The image is a book lying on top of a blue, white and yellow notebook with the title’s description of the book’introduction to machine learning ‘on the cover . The book rests on top of a wooden table with a small plant in the background.

What is the title of the book?

the title of the book is a short introduction to programming

for test image 2:

What type of food is the girl holding?

the girl is holding a piece of food that looks like a sandwich or a bun with cheese in it.

What color is the woman’s hair?

the woman in the image has blonde hair .

What is the girl doing in the image?

the girl in the image is eating a sandwich while sitting on a chair and looking at something on her phone screen

for test image 3:

What color is the train?

the streetcar is red in color.

What is the bus doing in the image?

the image shows a red and white bus traveling on a street

What kind of public transportation is in the image?

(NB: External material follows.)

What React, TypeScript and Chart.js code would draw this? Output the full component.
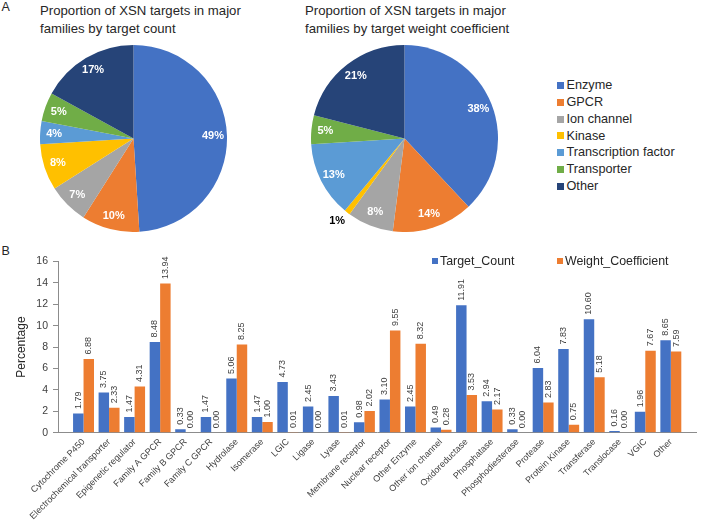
import React, { useEffect, useRef } from 'react';
import { Chart, registerables } from 'chart.js';
Chart.register(...registerables);

const FONT = '"Liberation Sans", Arial, Helvetica, sans-serif';

// ---- Panel A data ----
const pieFamilies = ['Enzyme', 'GPCR', 'Ion channel', 'Kinase', 'Transcription factor', 'Transporter', 'Other'];
const pieColors = ['#4472C4', '#ED7D31', '#A5A5A5', '#FFC000', '#5B9BD5', '#70AD47', '#264478'];
const pieCountShares = [49, 10, 7, 8, 4, 5, 17];
const pieWeightShares = [38, 14, 8, 1, 13, 5, 21];
const pieCountTitle = ['Proportion of XSN targets in major', 'families by target count'];
const pieWeightTitle = ['Proportion of XSN targets in major', 'families by target weight coefficient'];

// ---- Panel B data ----
const barCategories = [
  'Cytochrome P450', 'Electrochemical transporter', 'Epigenetic regulator', 'Family A GPCR',
  'Family B GPCR', 'Family C GPCR', 'Hydrolase', 'Isomerase', 'LGIC', 'Ligase', 'Lyase',
  'Membrane receptor', 'Nuclear receptor', 'Other Enzyme', 'Other ion channel', 'Oxidoreductase',
  'Phosphatase', 'Phosphodiesterase', 'Protease', 'Protein Kinase', 'Transferase', 'Translocase',
  'VGIC', 'Other',
];
const targetCount = [1.79, 3.75, 1.47, 8.48, 0.33, 1.47, 5.06, 1.47, 4.73, 2.45, 3.43, 0.98, 3.10, 2.45, 0.49, 11.91, 2.94, 0.33, 6.04, 7.83, 10.60, 0.16, 1.96, 8.65];
const weightCoefficient = [6.88, 2.33, 4.31, 13.94, 0.00, 0.00, 8.25, 1.00, 0.01, 0.00, 0.01, 2.02, 9.55, 8.32, 0.28, 3.53, 2.17, 0.00, 2.83, 0.75, 5.18, 0.00, 7.67, 7.59];
const seriesNames = ['Target_Count', 'Weight_Coefficient'];
const seriesColors = ['#4472C4', '#ED7D31'];
const yMin = 0;
const yMax = 16;
const yStep = 2;
const yTitle = 'Percentage';

const pieLabelPlugin = {
  id: 'pieLabels',
  afterDatasetsDraw(chart: any) {
    const ctx = chart.ctx;
    const meta = chart.getDatasetMeta(0);
    const values = chart.data.datasets[0].data as number[];
    ctx.save();
    ctx.font = `bold 11px ${FONT}`;
    ctx.textAlign = 'center';
    ctx.textBaseline = 'middle';
    meta.data.forEach((arc: any, i: number) => {
      const p = arc.getProps(['x', 'y', 'startAngle', 'endAngle', 'outerRadius'], true);
      const mid = (p.startAngle + p.endAngle) / 2;
      const small = values[i] < 2;
      const r = p.outerRadius * (small ? 1.14 : 0.85);
      ctx.fillStyle = small ? '#000000' : '#ffffff';
      ctx.fillText(values[i] + '%', p.x + Math.cos(mid) * r - (small ? 2 : 0), p.y + Math.sin(mid) * r - (small ? 1.5 : 0));
    });
    ctx.restore();
  },
};

const barValuePlugin = {
  id: 'barValues',
  afterDatasetsDraw(chart: any) {
    const ctx = chart.ctx;
    ctx.save();
    ctx.font = `9px ${FONT}`;
    ctx.fillStyle = '#404040';
    ctx.textAlign = 'left';
    ctx.textBaseline = 'middle';
    chart.data.datasets.forEach((ds: any, di: number) => {
      const meta = chart.getDatasetMeta(di);
      meta.data.forEach((bar: any, i: number) => {
        const v = ds.data[i].y as number;
        ctx.save();
        ctx.translate(bar.x, bar.y - 4.5);
        ctx.rotate(-Math.PI / 2);
        ctx.fillText(v.toFixed(2), 0, 0);
        ctx.restore();
      });
    });
    ctx.restore();
  },
};

function PieCanvas({ values, left, top, size }: { values: number[]; left: number; top: number; size: number }) {
  const ref = useRef<HTMLCanvasElement>(null);
  useEffect(() => {
    if (!ref.current) return;
    const chart = new Chart(ref.current, {
      type: 'pie',
      data: {
        labels: pieFamilies,
        datasets: [{ data: values, backgroundColor: pieColors, borderWidth: 0 }],
      },
      options: {
        animation: false,
        responsive: false,
        layout: { padding: 0 },
        plugins: { legend: { display: false }, tooltip: { enabled: false } },
      },
      plugins: [pieLabelPlugin],
    } as any);
    return () => chart.destroy();
  }, [values]);
  return (
    <canvas
      ref={ref}
      width={size}
      height={size}
      style={{ position: 'absolute', left, top, width: size, height: size }}
    />
  );
}

function BarCanvas() {
  const ref = useRef<HTMLCanvasElement>(null);
  useEffect(() => {
    if (!ref.current) return;
    const seriesValues = [targetCount, weightCoefficient];
    const chart = new Chart(ref.current, {
      type: 'bar',
      data: {
        datasets: seriesValues.map((vals, si) => ({
          label: seriesNames[si],
          data: vals.map((y, x) => ({ x, y })),
          backgroundColor: seriesColors[si],
          borderWidth: 0,
          categoryPercentage: 0.82,
          barPercentage: 1,
        })),
      },
      options: {
        animation: false,
        responsive: false,
        layout: { padding: { top: 11.5, right: 1, left: 0, bottom: 0 } },
        plugins: { legend: { display: false }, tooltip: { enabled: false } },
        scales: {
          x: {
            type: 'linear',
            min: -1,
            max: barCategories.length,
            offset: false,
            afterBuildTicks: (scale: any) => {
              const t = [];
              for (let i = -1; i <= barCategories.length; i++) t.push({ value: i });
              scale.ticks = t;
            },
            ticks: {
              autoSkip: false,
              maxRotation: 45,
              minRotation: 45,
              padding: 4,
              color: '#404040',
              font: { family: FONT, size: 9 },
              callback: (v: any) => barCategories[Math.round(Number(v))] ?? '',
            },
            grid: { display: false, drawTicks: false, offset: false },
            border: { display: true, color: '#8c8c8c', width: 1 },
            afterFit: (s: any) => {
              s.height = 89.3;
            },
          },
          y: {
            min: yMin,
            max: yMax,
            ticks: { stepSize: yStep, padding: 5, color: '#404040', font: { family: FONT, size: 10.5 } },
            grid: { drawOnChartArea: false, drawTicks: true, tickLength: 5, color: '#8c8c8c' },
            border: { display: true, color: '#8c8c8c', width: 1 },
            title: {
              display: true,
              text: yTitle,
              color: '#262626',
              font: { family: FONT, size: 12 },
              padding: { top: 14.5, bottom: 0 },
            },
            afterFit: (s: any) => {
              s.width = 58;
            },
          },
        },
      },
      plugins: [barValuePlugin],
    } as any);
    return () => chart.destroy();
  }, []);
  return (
    <canvas
      ref={ref}
      width={708}
      height={272}
      style={{ position: 'absolute', left: 0, top: 250, width: 708, height: 272 }}
    />
  );
}

const textBase: React.CSSProperties = { position: 'absolute', fontFamily: FONT, whiteSpace: 'nowrap' };

export default function App() {
  useEffect(() => {
    document.body.style.margin = '0';
  }, []);
  return (
    <div style={{ position: 'relative', width: 708, height: 522, background: '#ffffff', overflow: 'hidden' }}>
      <div style={{ ...textBase, left: 1.5, top: 1.1, fontSize: 12.5, lineHeight: 1, color: '#262626' }}>A</div>
      <div style={{ ...textBase, left: 1.5, top: 245.4, fontSize: 12.5, lineHeight: 1, color: '#262626' }}>B</div>

      <div style={{ ...textBase, left: 40, top: 2.4, fontSize: 13.2, lineHeight: '18px', color: '#262626' }}>
        {pieCountTitle.map((t) => (
          <div key={t}>{t}</div>
        ))}
      </div>
      <div style={{ ...textBase, left: 305, top: 2.4, fontSize: 13.2, lineHeight: '18px', color: '#262626' }}>
        {pieWeightTitle.map((t) => (
          <div key={t}>{t}</div>
        ))}
      </div>

      <PieCanvas values={pieCountShares} left={40} top={45} size={187} />
      <PieCanvas values={pieWeightShares} left={311} top={45} size={187} />

      <div style={{ ...textBase, left: 557, top: 76.9, fontSize: 12.7, color: '#262626' }}>
        {pieFamilies.map((f, i) => (
          <div key={f} style={{ position: 'relative', height: 16.9, lineHeight: '17px', paddingLeft: 9.5 }}>
            <span
              style={{
                position: 'absolute',
                left: 0,
                top: 4.9,
                width: 7,
                height: 7,
                background: pieColors[i],
              }}
            />
            {f}
          </div>
        ))}
      </div>

      <BarCanvas />

      {seriesNames.map((s, i) => (
        <div
          key={s}
          style={{
            ...textBase,
            left: i === 0 ? 432 : 557,
            top: 253.2,
            fontSize: 12.4,
            lineHeight: '16px',
            paddingLeft: 8,
            color: '#262626',
          }}
        >
          <span style={{ position: 'absolute', left: 0, top: 4.9, width: 6, height: 6, background: seriesColors[i] }} />
          {s}
        </div>
      ))}
    </div>
  );
}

the image shows a city bus in motion

while these current results are better than other architectures, they are still worse than the very first model, which is disappointing. it might be worth it to do another training run replicating the exact parameters as the best smol model.

what i learnt

i need to be more rigorous with my work: i was very sloppy multiple times during this project, i deleted important files, i didn’t set up a git repository, i tried things out without properly documenting the results of the changes. while this is is a fine approach when doing basic projects, this just doesn’t fly while doing research. i will be a lot more careful from now on. i also should have set up more evaluations, all of this was done on vibes and i felt that until i had the right model i didn’t need to worry about it, but i didn’t get it and now lost valuable informations on my results
i need to buy a lot more storage: rather self evident in this case
it’s okay if things go bad: i entered a research field full of people that are way smarter than me, working in teams, and working on the subject for a long time. everything i attempted was most likely tried by another group of people that found it didn’t work, so i shouldn’t expect to have amazing results unless i perfectly replicated known methods.
i shouldn’t base my worth on my results: during this project, i had a habit of feeling like i was worthless because i didn’t reach SOTA, which is delusional. research is difficult and things often go wrong; it’s okay to fail.

what now?

i’m not sure currently, i released the last smol model here so that you can try it, but obviously don’t expect good results. if i am not too burnt out, i will retrain smol to be as close as possible to the best model, i also want to try throwing more data at the LLaVA-like architecture, as i feel it is the one with most potential.

conclusion

all in all, it was an interesting experience to say the least. i can’t say i’m proud of my results, but i’m happy i tried something new, i learnt a lot and hope i can share something great soon, since it would allow adding any modality to models for very cheap, while also not modifying the base model.